-- Start of Dataset excerpt --

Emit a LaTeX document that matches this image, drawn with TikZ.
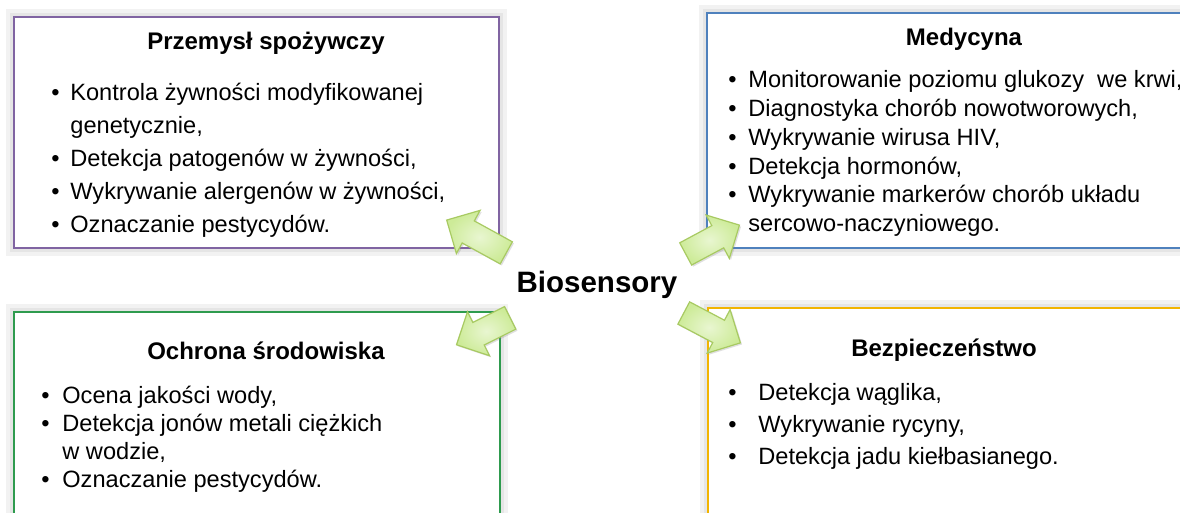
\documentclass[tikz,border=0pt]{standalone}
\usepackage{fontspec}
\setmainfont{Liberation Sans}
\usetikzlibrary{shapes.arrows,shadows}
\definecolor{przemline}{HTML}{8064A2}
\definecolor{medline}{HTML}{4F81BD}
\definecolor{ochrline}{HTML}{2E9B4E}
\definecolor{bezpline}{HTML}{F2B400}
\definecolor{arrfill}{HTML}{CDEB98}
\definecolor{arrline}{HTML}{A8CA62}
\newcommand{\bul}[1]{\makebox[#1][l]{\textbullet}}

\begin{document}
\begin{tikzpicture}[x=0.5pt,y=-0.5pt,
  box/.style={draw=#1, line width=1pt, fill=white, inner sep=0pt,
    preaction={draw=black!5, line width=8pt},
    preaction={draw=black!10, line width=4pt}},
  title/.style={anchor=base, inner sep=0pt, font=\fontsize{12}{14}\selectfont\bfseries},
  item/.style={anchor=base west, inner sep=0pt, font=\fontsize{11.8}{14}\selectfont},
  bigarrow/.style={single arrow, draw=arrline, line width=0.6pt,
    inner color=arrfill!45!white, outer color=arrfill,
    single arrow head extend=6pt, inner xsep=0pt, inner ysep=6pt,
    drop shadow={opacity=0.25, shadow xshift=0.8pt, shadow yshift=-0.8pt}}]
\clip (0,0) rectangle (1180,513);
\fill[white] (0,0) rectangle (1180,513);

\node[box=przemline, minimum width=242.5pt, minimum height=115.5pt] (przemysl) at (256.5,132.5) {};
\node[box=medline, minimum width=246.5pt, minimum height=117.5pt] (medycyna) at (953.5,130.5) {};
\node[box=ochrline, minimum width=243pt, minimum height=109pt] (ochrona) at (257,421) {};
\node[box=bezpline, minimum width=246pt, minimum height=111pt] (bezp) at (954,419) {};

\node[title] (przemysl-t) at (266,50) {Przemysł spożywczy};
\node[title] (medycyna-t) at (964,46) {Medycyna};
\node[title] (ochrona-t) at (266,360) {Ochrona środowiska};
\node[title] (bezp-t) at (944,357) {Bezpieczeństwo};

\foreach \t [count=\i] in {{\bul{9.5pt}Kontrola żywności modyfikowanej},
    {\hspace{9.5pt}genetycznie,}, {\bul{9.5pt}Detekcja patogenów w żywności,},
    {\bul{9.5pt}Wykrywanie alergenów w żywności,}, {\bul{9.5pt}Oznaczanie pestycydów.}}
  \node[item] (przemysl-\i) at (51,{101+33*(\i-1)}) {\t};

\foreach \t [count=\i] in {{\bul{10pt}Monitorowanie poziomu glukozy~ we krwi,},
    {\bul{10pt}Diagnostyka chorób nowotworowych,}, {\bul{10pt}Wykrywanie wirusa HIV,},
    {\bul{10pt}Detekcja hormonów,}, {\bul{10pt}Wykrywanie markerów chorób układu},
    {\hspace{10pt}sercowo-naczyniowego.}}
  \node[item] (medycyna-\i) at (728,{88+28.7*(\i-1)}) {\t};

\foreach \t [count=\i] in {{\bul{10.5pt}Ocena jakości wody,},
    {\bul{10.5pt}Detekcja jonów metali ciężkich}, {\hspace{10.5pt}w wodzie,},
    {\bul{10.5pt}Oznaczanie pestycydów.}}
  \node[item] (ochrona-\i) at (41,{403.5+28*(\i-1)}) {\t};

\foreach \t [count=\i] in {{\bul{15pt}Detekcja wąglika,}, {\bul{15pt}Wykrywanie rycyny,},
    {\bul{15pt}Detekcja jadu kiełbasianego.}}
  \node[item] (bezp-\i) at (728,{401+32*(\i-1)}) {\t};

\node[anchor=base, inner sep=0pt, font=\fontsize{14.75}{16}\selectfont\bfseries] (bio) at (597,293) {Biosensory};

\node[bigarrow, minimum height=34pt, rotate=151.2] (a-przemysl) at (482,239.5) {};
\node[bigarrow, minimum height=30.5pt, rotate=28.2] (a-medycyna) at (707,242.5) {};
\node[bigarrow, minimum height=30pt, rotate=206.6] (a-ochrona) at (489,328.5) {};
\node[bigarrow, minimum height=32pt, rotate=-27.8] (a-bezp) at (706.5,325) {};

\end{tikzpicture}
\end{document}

-- End of Dataset excerpt --

What is expected » Could you repeat all of the material exactly? Pictures should not be copied.

Answer to this problem »
Emit a LaTeX document that matches this image, drawn with TikZ.
\documentclass[tikz,border=0pt]{standalone}
\usepackage{fontspec}
\setmainfont{Liberation Sans}
\usetikzlibrary{shapes.arrows,shadows}
\definecolor{przemline}{HTML}{8064A2}
\definecolor{medline}{HTML}{4F81BD}
\definecolor{ochrline}{HTML}{2E9B4E}
\definecolor{bezpline}{HTML}{F2B400}
\definecolor{arrfill}{HTML}{CDEB98}
\definecolor{arrline}{HTML}{A8CA62}
\newcommand{\bul}[1]{\makebox[#1][l]{\textbullet}}

\begin{document}
\begin{tikzpicture}[x=0.5pt,y=-0.5pt,
  box/.style={draw=#1, line width=1pt, fill=white, inner sep=0pt,
    preaction={draw=black!5, line width=8pt},
    preaction={draw=black!10, line width=4pt}},
  title/.style={anchor=base, inner sep=0pt, font=\fontsize{12}{14}\selectfont\bfseries},
  item/.style={anchor=base west, inner sep=0pt, font=\fontsize{11.8}{14}\selectfont},
  bigarrow/.style={single arrow, draw=arrline, line width=0.6pt,
    inner color=arrfill!45!white, outer color=arrfill,
    single arrow head extend=6pt, inner xsep=0pt, inner ysep=6pt,
    drop shadow={opacity=0.25, shadow xshift=0.8pt, shadow yshift=-0.8pt}}]
\clip (0,0) rectangle (1180,513);
\fill[white] (0,0) rectangle (1180,513);

\node[box=przemline, minimum width=242.5pt, minimum height=115.5pt] (przemysl) at (256.5,132.5) {};
\node[box=medline, minimum width=246.5pt, minimum height=117.5pt] (medycyna) at (953.5,130.5) {};
\node[box=ochrline, minimum width=243pt, minimum height=109pt] (ochrona) at (257,421) {};
\node[box=bezpline, minimum width=246pt, minimum height=111pt] (bezp) at (954,419) {};

\node[title] (przemysl-t) at (266,50) {Przemysł spożywczy};
\node[title] (medycyna-t) at (964,46) {Medycyna};
\node[title] (ochrona-t) at (266,360) {Ochrona środowiska};
\node[title] (bezp-t) at (944,357) {Bezpieczeństwo};

\foreach \t [count=\i] in {{\bul{9.5pt}Kontrola żywności modyfikowanej},
    {\hspace{9.5pt}genetycznie,}, {\bul{9.5pt}Detekcja patogenów w żywności,},
    {\bul{9.5pt}Wykrywanie alergenów w żywności,}, {\bul{9.5pt}Oznaczanie pestycydów.}}
  \node[item] (przemysl-\i) at (51,{101+33*(\i-1)}) {\t};

\foreach \t [count=\i] in {{\bul{10pt}Monitorowanie poziomu glukozy~ we krwi,},
    {\bul{10pt}Diagnostyka chorób nowotworowych,}, {\bul{10pt}Wykrywanie wirusa HIV,},
    {\bul{10pt}Detekcja hormonów,}, {\bul{10pt}Wykrywanie markerów chorób układu},
    {\hspace{10pt}sercowo-naczyniowego.}}
  \node[item] (medycyna-\i) at (728,{88+28.7*(\i-1)}) {\t};

\foreach \t [count=\i] in {{\bul{10.5pt}Ocena jakości wody,},
    {\bul{10.5pt}Detekcja jonów metali ciężkich}, {\hspace{10.5pt}w wodzie,},
    {\bul{10.5pt}Oznaczanie pestycydów.}}
  \node[item] (ochrona-\i) at (41,{403.5+28*(\i-1)}) {\t};

\foreach \t [count=\i] in {{\bul{15pt}Detekcja wąglika,}, {\bul{15pt}Wykrywanie rycyny,},
    {\bul{15pt}Detekcja jadu kiełbasianego.}}
  \node[item] (bezp-\i) at (728,{401+32*(\i-1)}) {\t};

\node[anchor=base, inner sep=0pt, font=\fontsize{14.75}{16}\selectfont\bfseries] (bio) at (597,293) {Biosensory};

\node[bigarrow, minimum height=34pt, rotate=151.2] (a-przemysl) at (482,239.5) {};
\node[bigarrow, minimum height=30.5pt, rotate=28.2] (a-medycyna) at (707,242.5) {};
\node[bigarrow, minimum height=30pt, rotate=206.6] (a-ochrona) at (489,328.5) {};
\node[bigarrow, minimum height=32pt, rotate=-27.8] (a-bezp) at (706.5,325) {};

\end{tikzpicture}
\end{document}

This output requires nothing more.